**Description of the task**
Only the lines from the start up to and including the line containing "import * as" should be repeated, word for word.

**Provided material**

/---

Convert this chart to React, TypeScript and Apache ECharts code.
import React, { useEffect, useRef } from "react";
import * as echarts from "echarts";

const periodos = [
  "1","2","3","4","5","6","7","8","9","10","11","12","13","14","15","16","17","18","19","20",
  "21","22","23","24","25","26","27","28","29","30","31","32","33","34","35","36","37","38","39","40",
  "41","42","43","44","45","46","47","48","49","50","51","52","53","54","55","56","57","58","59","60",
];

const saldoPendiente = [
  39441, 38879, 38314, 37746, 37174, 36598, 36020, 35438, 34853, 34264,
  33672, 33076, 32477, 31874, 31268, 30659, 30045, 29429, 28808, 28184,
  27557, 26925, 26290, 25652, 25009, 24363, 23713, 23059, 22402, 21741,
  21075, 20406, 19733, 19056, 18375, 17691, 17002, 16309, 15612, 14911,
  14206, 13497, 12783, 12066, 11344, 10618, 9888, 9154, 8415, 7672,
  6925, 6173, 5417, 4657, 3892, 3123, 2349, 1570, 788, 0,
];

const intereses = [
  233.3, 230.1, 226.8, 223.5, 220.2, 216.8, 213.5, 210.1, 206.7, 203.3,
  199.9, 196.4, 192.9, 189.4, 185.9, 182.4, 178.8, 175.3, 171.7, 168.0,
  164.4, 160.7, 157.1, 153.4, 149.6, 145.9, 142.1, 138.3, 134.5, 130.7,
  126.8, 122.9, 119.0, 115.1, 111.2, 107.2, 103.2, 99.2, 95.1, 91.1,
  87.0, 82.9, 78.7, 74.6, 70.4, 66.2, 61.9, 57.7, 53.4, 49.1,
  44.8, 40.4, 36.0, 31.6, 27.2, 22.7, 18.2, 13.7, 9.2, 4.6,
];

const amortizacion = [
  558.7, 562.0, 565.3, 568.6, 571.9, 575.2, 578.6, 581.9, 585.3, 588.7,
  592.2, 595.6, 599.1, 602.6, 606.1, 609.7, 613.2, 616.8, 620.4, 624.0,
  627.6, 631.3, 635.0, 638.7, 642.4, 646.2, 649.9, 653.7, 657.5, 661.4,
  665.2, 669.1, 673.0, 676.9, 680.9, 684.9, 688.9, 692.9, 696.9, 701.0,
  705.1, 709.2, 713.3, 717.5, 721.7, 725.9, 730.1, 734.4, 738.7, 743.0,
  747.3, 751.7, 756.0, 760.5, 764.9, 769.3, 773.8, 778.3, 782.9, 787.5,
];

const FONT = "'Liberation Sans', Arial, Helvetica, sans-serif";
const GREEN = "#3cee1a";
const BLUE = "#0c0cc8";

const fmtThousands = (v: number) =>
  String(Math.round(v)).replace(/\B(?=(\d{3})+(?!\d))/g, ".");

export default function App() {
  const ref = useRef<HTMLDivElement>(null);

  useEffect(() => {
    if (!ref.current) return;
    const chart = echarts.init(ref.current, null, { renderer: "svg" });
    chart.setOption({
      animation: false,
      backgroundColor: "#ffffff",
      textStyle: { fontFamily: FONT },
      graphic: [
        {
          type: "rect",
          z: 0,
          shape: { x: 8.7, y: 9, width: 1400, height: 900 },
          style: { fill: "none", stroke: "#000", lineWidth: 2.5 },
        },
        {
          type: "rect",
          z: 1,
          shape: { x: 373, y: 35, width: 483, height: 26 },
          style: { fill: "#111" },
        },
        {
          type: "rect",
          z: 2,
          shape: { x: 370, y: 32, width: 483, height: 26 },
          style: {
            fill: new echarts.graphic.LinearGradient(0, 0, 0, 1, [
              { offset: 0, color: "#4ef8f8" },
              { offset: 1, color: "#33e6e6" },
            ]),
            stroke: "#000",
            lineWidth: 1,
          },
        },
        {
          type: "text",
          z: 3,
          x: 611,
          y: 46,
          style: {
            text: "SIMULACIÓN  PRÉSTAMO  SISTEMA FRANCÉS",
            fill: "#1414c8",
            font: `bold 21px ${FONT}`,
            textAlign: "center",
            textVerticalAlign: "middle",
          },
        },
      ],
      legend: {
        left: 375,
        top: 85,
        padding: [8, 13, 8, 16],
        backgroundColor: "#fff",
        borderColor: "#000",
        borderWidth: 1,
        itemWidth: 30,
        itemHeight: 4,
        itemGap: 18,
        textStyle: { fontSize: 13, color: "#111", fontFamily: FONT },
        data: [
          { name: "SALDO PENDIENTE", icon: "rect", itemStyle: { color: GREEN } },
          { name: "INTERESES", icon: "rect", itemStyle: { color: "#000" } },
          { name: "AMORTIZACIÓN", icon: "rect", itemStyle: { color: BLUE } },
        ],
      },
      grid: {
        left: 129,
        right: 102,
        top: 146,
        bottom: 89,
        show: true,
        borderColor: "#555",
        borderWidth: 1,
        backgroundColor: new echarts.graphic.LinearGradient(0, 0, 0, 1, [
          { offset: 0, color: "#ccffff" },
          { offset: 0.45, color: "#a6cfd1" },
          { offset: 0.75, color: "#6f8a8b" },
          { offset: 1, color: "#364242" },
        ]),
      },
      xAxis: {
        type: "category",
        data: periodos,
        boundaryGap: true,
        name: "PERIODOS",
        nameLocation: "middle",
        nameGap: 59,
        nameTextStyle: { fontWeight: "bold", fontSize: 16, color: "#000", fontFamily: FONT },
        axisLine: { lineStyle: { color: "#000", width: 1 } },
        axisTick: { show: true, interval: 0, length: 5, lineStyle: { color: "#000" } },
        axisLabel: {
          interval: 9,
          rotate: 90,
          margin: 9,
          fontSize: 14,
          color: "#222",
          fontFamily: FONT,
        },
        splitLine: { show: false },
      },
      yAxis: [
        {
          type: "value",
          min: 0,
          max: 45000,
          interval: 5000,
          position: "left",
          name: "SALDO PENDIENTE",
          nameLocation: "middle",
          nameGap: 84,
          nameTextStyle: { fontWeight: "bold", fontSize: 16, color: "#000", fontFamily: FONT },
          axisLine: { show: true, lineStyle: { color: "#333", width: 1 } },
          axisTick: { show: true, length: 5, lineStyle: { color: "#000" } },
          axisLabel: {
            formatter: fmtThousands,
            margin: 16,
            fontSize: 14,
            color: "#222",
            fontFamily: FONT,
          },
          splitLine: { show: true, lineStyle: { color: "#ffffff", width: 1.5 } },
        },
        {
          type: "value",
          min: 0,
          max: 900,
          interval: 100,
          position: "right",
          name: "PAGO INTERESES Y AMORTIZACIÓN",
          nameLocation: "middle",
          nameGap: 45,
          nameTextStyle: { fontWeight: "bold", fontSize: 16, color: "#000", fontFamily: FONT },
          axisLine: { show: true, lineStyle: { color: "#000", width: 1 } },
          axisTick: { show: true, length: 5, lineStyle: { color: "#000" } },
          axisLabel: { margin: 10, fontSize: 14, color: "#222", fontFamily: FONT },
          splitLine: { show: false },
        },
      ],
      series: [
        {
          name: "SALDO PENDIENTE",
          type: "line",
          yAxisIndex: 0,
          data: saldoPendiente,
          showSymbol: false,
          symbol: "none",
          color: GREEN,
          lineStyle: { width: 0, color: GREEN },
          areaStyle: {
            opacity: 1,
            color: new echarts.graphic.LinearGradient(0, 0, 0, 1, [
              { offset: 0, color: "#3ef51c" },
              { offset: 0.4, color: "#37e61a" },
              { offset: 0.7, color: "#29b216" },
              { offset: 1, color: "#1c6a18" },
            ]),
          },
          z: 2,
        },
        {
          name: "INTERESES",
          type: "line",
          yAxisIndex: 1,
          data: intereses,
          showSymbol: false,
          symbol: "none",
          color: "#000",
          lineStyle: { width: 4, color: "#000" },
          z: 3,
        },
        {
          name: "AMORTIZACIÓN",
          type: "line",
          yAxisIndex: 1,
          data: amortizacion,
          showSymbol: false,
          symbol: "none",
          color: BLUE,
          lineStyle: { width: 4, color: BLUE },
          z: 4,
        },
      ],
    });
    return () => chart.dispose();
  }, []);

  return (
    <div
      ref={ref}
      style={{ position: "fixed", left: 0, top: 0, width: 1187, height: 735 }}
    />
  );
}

\---

**The solution**
Convert this chart to React, TypeScript and Apache ECharts code.
import React, { useEffect, useRef } from "react";
import * as echarts from "echarts";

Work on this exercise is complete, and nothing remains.